Perhaps the last performer to accomplish this perfectly was the last one conducted by
Schoenberg himself. Here there was no conductor at all, potentially spoiling the composer’s
numerological obsession to have seven performers – except that was restored by the Nash
Ensemble having a separate viola player, rather than the specified one player for both violin
and viola.
Claire Booth’s response to Schoenberg’s vocal requirements certainly met the challenge of
communicating the intensely surreal craziness of the piece. Booth’s vocal commitment
produced, only in the first poem, a couple of overloud hoots, and some syllables that were
too whispered to register – but she soon found the dynamic range required in this small
hall.
Being a leading soprano, it was remarkable how rarely she sounded
more chanteuse than diseuse and when she did, it was too brief for the Schoenberg police
to be confident of obtaining a conviction.

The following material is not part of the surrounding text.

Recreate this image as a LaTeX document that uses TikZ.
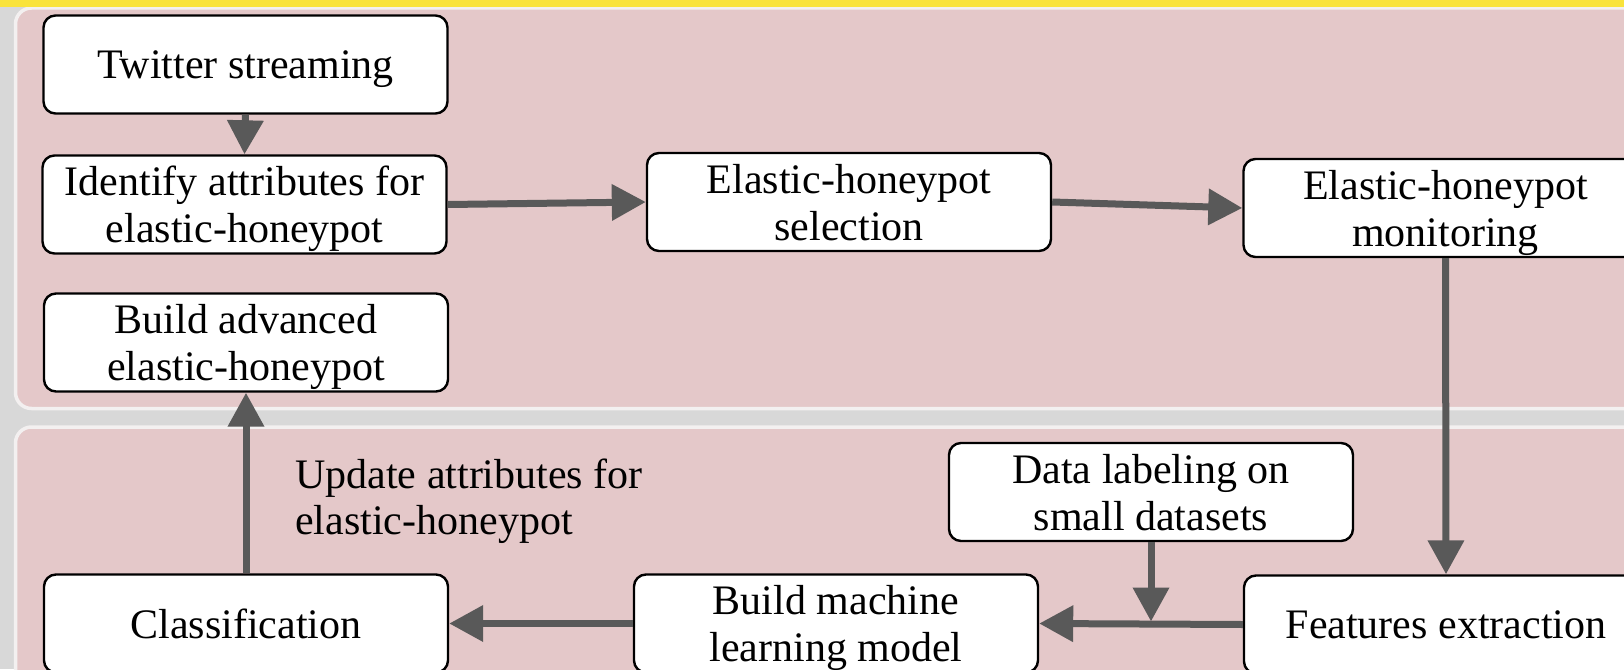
\documentclass[tikz,border=0pt]{standalone}
\usepackage{fontspec}
\setmainfont{Liberation Serif}
\usetikzlibrary{arrows.meta}
\definecolor{bggray}{HTML}{D8D8D8}
\definecolor{panelpink}{HTML}{E4C8C9}
\definecolor{panelrim}{HTML}{F3F0F0}
\definecolor{topyellow}{HTML}{F9E33B}
\definecolor{arrowgray}{HTML}{595959}
\tikzset{
  panel/.style={fill=panelpink, draw=panelrim, line width=3.5pt, rounded corners=16pt},
  stepbox/.style={draw=black, line width=2.4pt, fill=white, rounded corners=12pt,
    minimum width=404pt, minimum height=98pt, inner sep=0pt, align=center,
    text depth=0pt, font=\fontsize{42}{47}\selectfont},
  plainlabel/.style={inner sep=0pt, align=left, font=\fontsize{42}{46}\selectfont},
  arr/.style={draw=arrowgray, line width=7pt, -{Triangle[width=35pt,length=34pt]}}
}
\begin{document}
\begin{tikzpicture}[x=1pt,y=-1pt]
\useasboundingbox (0,0) rectangle (1624,669);
\clip (0,0) rectangle (1624,669);
\fill[bggray] (0,0) rectangle (1624,669);
% panels
\path[panel] (15.5,8) rectangle (1720,408.5);
\path[panel] (15.5,427) rectangle (1720,820);
\fill[topyellow] (0,0) rectangle (1624,7);
% nodes
\node[stepbox] (tw)  at (245.5,64.5) {Twitter streaming};
\node[stepbox] (id)  at (244.5,204.5) {Identify attributes for\\elastic-honeypot};
\node[stepbox] (ba)  at (246,342.5) {Build advanced\\elastic-honeypot};
\node[stepbox] (sel) at (849,202) {Elastic-honeypot\\selection};
\node[stepbox] (mon) at (1445.5,208) {Elastic-honeypot\\monitoring};
\node[stepbox] (dl)  at (1151,492) {Data labeling on\\small datasets};
\node[stepbox] (cl)  at (246,623.5) {Classification};
\node[stepbox] (ml)  at (836,623.5) {Build machine\\learning model};
\node[stepbox] (fe)  at (1446,624.5) {Features extraction};
\node[plainlabel, anchor=north west] (upd) at (295,459) {Update attributes for\\elastic-honeypot};
% connectors
\draw[arr] (tw.south) -- (id.north);
\draw[arr] (id.east) -- (sel.west);
\draw[arr] (sel.east) -- (mon.west);
\draw[arr] (mon.south) -- (fe.north);
\draw[arr] (fe.west) -- (ml.east);
\path (dl.south |- fe.west) coordinate (jn);
\draw[arr] (dl.south) -- ([yshift=3pt]jn);
\draw[arr] (ml.west) -- (cl.east);
\draw[arr] (cl.north) -- (ba.south);
\end{tikzpicture}
\end{document}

Schoenberg also railed against those who
produced vocal effects suggested by the text but outside the notation. Booth did this once
maybe, for there is a succession of trilled notes in the penultimate bar of number
seven, Der kranke Mond (The sick moon), and how do you trill on a note while observing
the injunction against sustaining it? Her solution produced a remarkably musical version of
gargling, or perhaps of a death rattle, hardly inappropriate for the line
“Du nächtig todesranker Mond” (you sombre death-stricken moon).